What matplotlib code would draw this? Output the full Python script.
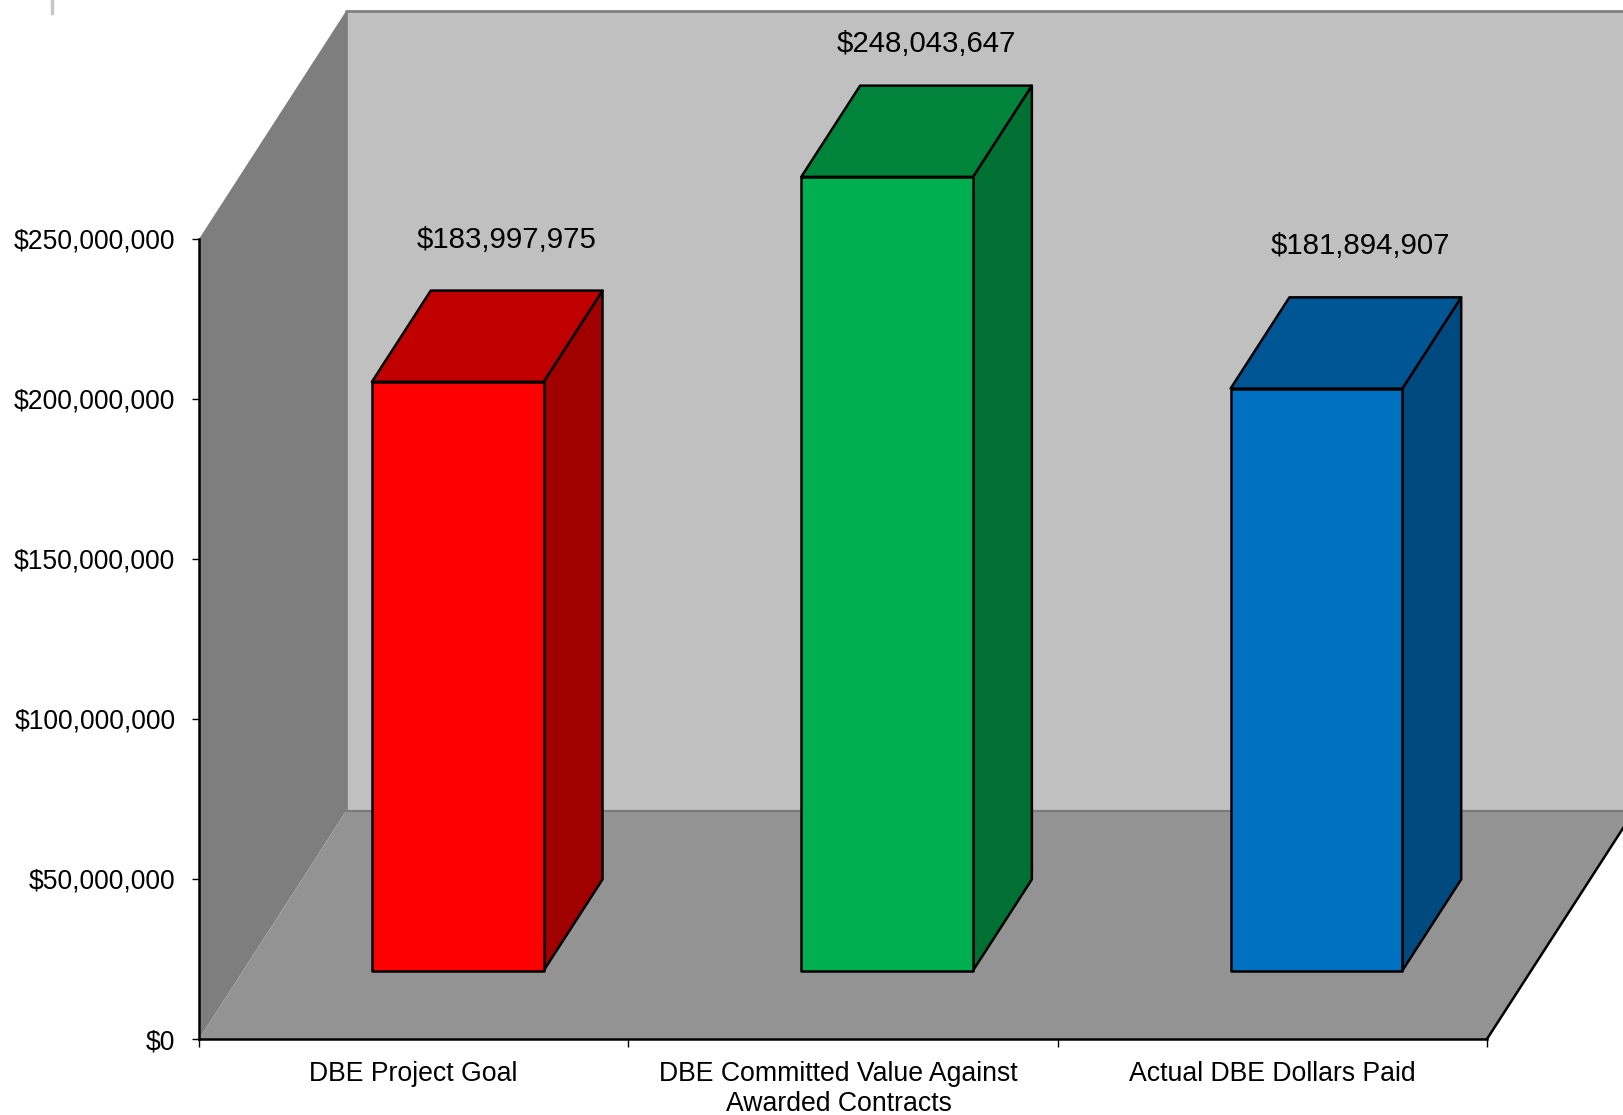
import matplotlib
matplotlib.use("Agg")
import matplotlib.pyplot as plt
from matplotlib.patches import Polygon
from matplotlib.lines import Line2D
from matplotlib.transforms import ScaledTranslation

plt.rcParams['font.family'] = ['Liberation Sans', 'DejaVu Sans']

categories = ["DBE Project Goal", "DBE Committed Value Against\nAwarded Contracts", "Actual DBE Dollars Paid"]
values = [183997975, 248043647, 181894907]
y_ticks = [0, 50000000, 100000000, 150000000, 200000000, 250000000]

front_colors = ["#FF0000", "#00B050", "#0070C0"]
top_colors = ["#C00000", "#00843C", "#005595"]
side_colors = ["#A00000", "#007033", "#004A80"]
# nudges of the value labels from the top of each bar, in pixels
label_offsets = [(49, 142), (39, 133), (44, 143)]

W, H = 1623, 1115
fig = plt.figure(figsize=(W / 100, H / 100), dpi=100)
ax = fig.add_axes([199 / W, (H - 1039) / H, (1487 - 199) / W, 800 / H])
ax.set_xlim(0, 3)
ax.set_ylim(0, 250000000)

# oblique depth: one full unit of depth moves this far on the x and y scales
DEPTH_X = 147 / 429
DEPTH_Y = 228 / 3.2 * 1e6


def proj(x, y, d):
    return (x + d * DEPTH_X, y + d * DEPTH_Y)


def face(pts, color, edge="black", lw=1.8, z=1):
    ax.add_patch(Polygon([proj(*p) for p in pts], closed=True, facecolor=color, edgecolor=edge,
                         linewidth=lw, clip_on=False, zorder=z, joinstyle="round"))


top = y_ticks[-1]
# walls and floor
face([(0, 0, 1), (3, 0, 1), (3, top, 1), (0, top, 1)], "#C0C0C0", edge="#808080", lw=2, z=1)
face([(0, 0, 0), (0, top, 0), (0, top, 1), (0, 0, 1)], "#7E7E7E", edge="none", lw=0, z=1.1)
face([(0, 0, 0), (3, 0, 0), (3, 0, 1), (0, 0, 1)], "#939393", edge="none", lw=0, z=1.2)
x0, y0 = proj(3, 0, 0)
x1, y1 = proj(3, 0, 1)
ax.add_line(Line2D([DEPTH_X, 3 + DEPTH_X], [DEPTH_Y, DEPTH_Y], color="#7A7A7A", lw=1.5,
                   zorder=1.3, clip_on=False))
ax.add_line(Line2D([x0, x1], [y0, y1], color="black", lw=1.8, zorder=1.3, clip_on=False))

# bars
bar_w = 0.4
d0, d1 = 0.3, 0.7
for i, v in enumerate(values):
    xl = i + 0.5 - bar_w / 2
    xr = i + 0.5 + bar_w / 2
    face([(xr, 0, d0), (xr, 0, d1), (xr, v, d1), (xr, v, d0)], side_colors[i], z=2 + i)
    face([(xl, v, d0), (xr, v, d0), (xr, v, d1), (xl, v, d1)], top_colors[i], z=2 + i)
    face([(xl, 0, d0), (xr, 0, d0), (xr, v, d0), (xl, v, d0)], front_colors[i], z=2 + i)
    ax.annotate("${:,}".format(v), xy=proj(i + 0.5, v, d0), xycoords="data",
                xytext=(label_offsets[i][0] * 0.72, label_offsets[i][1] * 0.72), textcoords="offset points",
                ha="center", va="center", fontsize=21.2, color="black", annotation_clip=False, zorder=10)

# axes
ax.patch.set_visible(False)
for s in ["top", "right"]:
    ax.spines[s].set_visible(False)
for s in ["left", "bottom"]:
    ax.spines[s].set_linewidth(1.8)
    ax.spines[s].set_color("black")
    ax.spines[s].set_zorder(6)
ax.set_yticks(y_ticks)
ax.set_yticklabels(["${:,}".format(t) for t in y_ticks], fontsize=19.1)
ax.set_xticks([0, 1, 2, 3])
ax.set_xticklabels([])
ax.set_xticks([0.5, 1.5, 2.5], minor=True)
ax.set_xticklabels(categories, minor=True, fontsize=19.2, linespacing=1.2)
ax.tick_params(axis="y", length=5, width=1, pad=12)
ax.tick_params(axis="x", which="major", length=6, width=1)
ax.tick_params(axis="x", which="minor", length=0, pad=15.5)

# the middle label sits a little left of its slot
lab = ax.get_xticklabels(minor=True)[1]
lab.set_transform(lab.get_transform() + ScaledTranslation(-4.5 / 100, 0, fig.dpi_scale_trans))

# small grey smudge in the top left corner of the source image
fig.add_artist(Line2D([52 / W, 52 / W], [1, (H - 13) / H], color="#B0B0B0", lw=2.5, alpha=0.7))

fig.savefig("out.png", dpi=100)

* * * *

DIRECTION: The listing above needs to be output again exactly. Don't include the pictures.

FINISHED ANSWER:
What matplotlib code would draw this? Output the full Python script.
import matplotlib
matplotlib.use("Agg")
import matplotlib.pyplot as plt
from matplotlib.patches import Polygon
from matplotlib.lines import Line2D
from matplotlib.transforms import ScaledTranslation

plt.rcParams['font.family'] = ['Liberation Sans', 'DejaVu Sans']

categories = ["DBE Project Goal", "DBE Committed Value Against\nAwarded Contracts", "Actual DBE Dollars Paid"]
values = [183997975, 248043647, 181894907]
y_ticks = [0, 50000000, 100000000, 150000000, 200000000, 250000000]

front_colors = ["#FF0000", "#00B050", "#0070C0"]
top_colors = ["#C00000", "#00843C", "#005595"]
side_colors = ["#A00000", "#007033", "#004A80"]
# nudges of the value labels from the top of each bar, in pixels
label_offsets = [(49, 142), (39, 133), (44, 143)]

W, H = 1623, 1115
fig = plt.figure(figsize=(W / 100, H / 100), dpi=100)
ax = fig.add_axes([199 / W, (H - 1039) / H, (1487 - 199) / W, 800 / H])
ax.set_xlim(0, 3)
ax.set_ylim(0, 250000000)

# oblique depth: one full unit of depth moves this far on the x and y scales
DEPTH_X = 147 / 429
DEPTH_Y = 228 / 3.2 * 1e6


def proj(x, y, d):
    return (x + d * DEPTH_X, y + d * DEPTH_Y)


def face(pts, color, edge="black", lw=1.8, z=1):
    ax.add_patch(Polygon([proj(*p) for p in pts], closed=True, facecolor=color, edgecolor=edge,
                         linewidth=lw, clip_on=False, zorder=z, joinstyle="round"))


top = y_ticks[-1]
# walls and floor
face([(0, 0, 1), (3, 0, 1), (3, top, 1), (0, top, 1)], "#C0C0C0", edge="#808080", lw=2, z=1)
face([(0, 0, 0), (0, top, 0), (0, top, 1), (0, 0, 1)], "#7E7E7E", edge="none", lw=0, z=1.1)
face([(0, 0, 0), (3, 0, 0), (3, 0, 1), (0, 0, 1)], "#939393", edge="none", lw=0, z=1.2)
x0, y0 = proj(3, 0, 0)
x1, y1 = proj(3, 0, 1)
ax.add_line(Line2D([DEPTH_X, 3 + DEPTH_X], [DEPTH_Y, DEPTH_Y], color="#7A7A7A", lw=1.5,
                   zorder=1.3, clip_on=False))
ax.add_line(Line2D([x0, x1], [y0, y1], color="black", lw=1.8, zorder=1.3, clip_on=False))

# bars
bar_w = 0.4
d0, d1 = 0.3, 0.7
for i, v in enumerate(values):
    xl = i + 0.5 - bar_w / 2
    xr = i + 0.5 + bar_w / 2
    face([(xr, 0, d0), (xr, 0, d1), (xr, v, d1), (xr, v, d0)], side_colors[i], z=2 + i)
    face([(xl, v, d0), (xr, v, d0), (xr, v, d1), (xl, v, d1)], top_colors[i], z=2 + i)
    face([(xl, 0, d0), (xr, 0, d0), (xr, v, d0), (xl, v, d0)], front_colors[i], z=2 + i)
    ax.annotate("${:,}".format(v), xy=proj(i + 0.5, v, d0), xycoords="data",
                xytext=(label_offsets[i][0] * 0.72, label_offsets[i][1] * 0.72), textcoords="offset points",
                ha="center", va="center", fontsize=21.2, color="black", annotation_clip=False, zorder=10)

# axes
ax.patch.set_visible(False)
for s in ["top", "right"]:
    ax.spines[s].set_visible(False)
for s in ["left", "bottom"]:
    ax.spines[s].set_linewidth(1.8)
    ax.spines[s].set_color("black")
    ax.spines[s].set_zorder(6)
ax.set_yticks(y_ticks)
ax.set_yticklabels(["${:,}".format(t) for t in y_ticks], fontsize=19.1)
ax.set_xticks([0, 1, 2, 3])
ax.set_xticklabels([])
ax.set_xticks([0.5, 1.5, 2.5], minor=True)
ax.set_xticklabels(categories, minor=True, fontsize=19.2, linespacing=1.2)
ax.tick_params(axis="y", length=5, width=1, pad=12)
ax.tick_params(axis="x", which="major", length=6, width=1)
ax.tick_params(axis="x", which="minor", length=0, pad=15.5)

# the middle label sits a little left of its slot
lab = ax.get_xticklabels(minor=True)[1]
lab.set_transform(lab.get_transform() + ScaledTranslation(-4.5 / 100, 0, fig.dpi_scale_trans))

# small grey smudge in the top left corner of the source image
fig.add_artist(Line2D([52 / W, 52 / W], [1, (H - 13) / H], color="#B0B0B0", lw=2.5, alpha=0.7))

fig.savefig("out.png", dpi=100)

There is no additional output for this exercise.